Note: these are not books that I am recommending personally, because I haven't read any of them yet. They are instead books that other people at the con talked about sufficiently enthusiastically that I now want to read them. Some of them are on my (now much larger) to-read pile, either in dead tree form or electronically; some aren't yet.
First up: two people I know had book launch parties at the con! David L. Clements released his collection of short stories, 'Disturbed Universes' (from NewCon Press); and Siobhan McVeigh has a story in the collection 'Existence is Elsewhere' from Elsewhen Press (scroll right down for buying options).
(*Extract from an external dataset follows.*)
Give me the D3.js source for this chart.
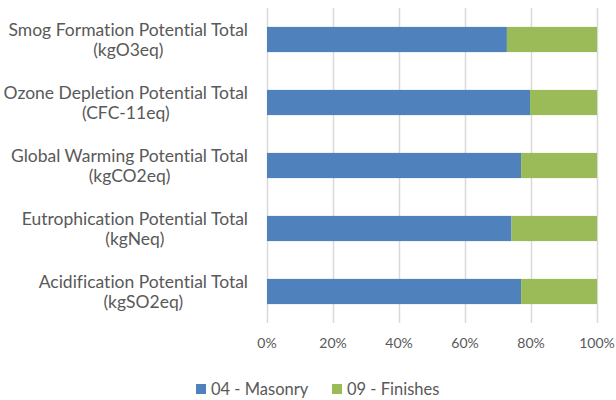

I heard various of the authors reading extracts from their stories in this book at the launch and they all sounded great.
The rest of my recs are from the Feminist Fantasy panel:
- Jo Walton 'Lifelode' (annoyingly, it seems to be out of print, and expensive second-hand)
- The Chinese myth series Dream of Red Mansions
- Elizabeth Gouge (note that not all of her books are fantasy)
- Octavia Butler 'The Wild Sea'
- Someone mentioned the Green Knowe series of children's books, which are sort-of historical fantasy. I read them as a child (a long time ago now) but am now minded to have a look for them the next time I'm in the library and see how they've held up.
- Tanith Lee
- Lois McMaster Bujold 'Paladin of Souls' -- I have read this one and it is GREAT. Very strongly recommended.
- Kate Elliott -- both fiction and non-fiction. (Just looked at her post about her own books/series and am now wondering how I missed all of this for this long. Looks great!)
- Mary Stewart -- Merlin trilogy
- Andre Norton 'Year of the Unicorn'. (I should probably have read this already...) (but I haven't, so.)
To enlarge your (my) reading list further, E. G. Cosh (who was on a panel with me and is v cool) has a recs post too.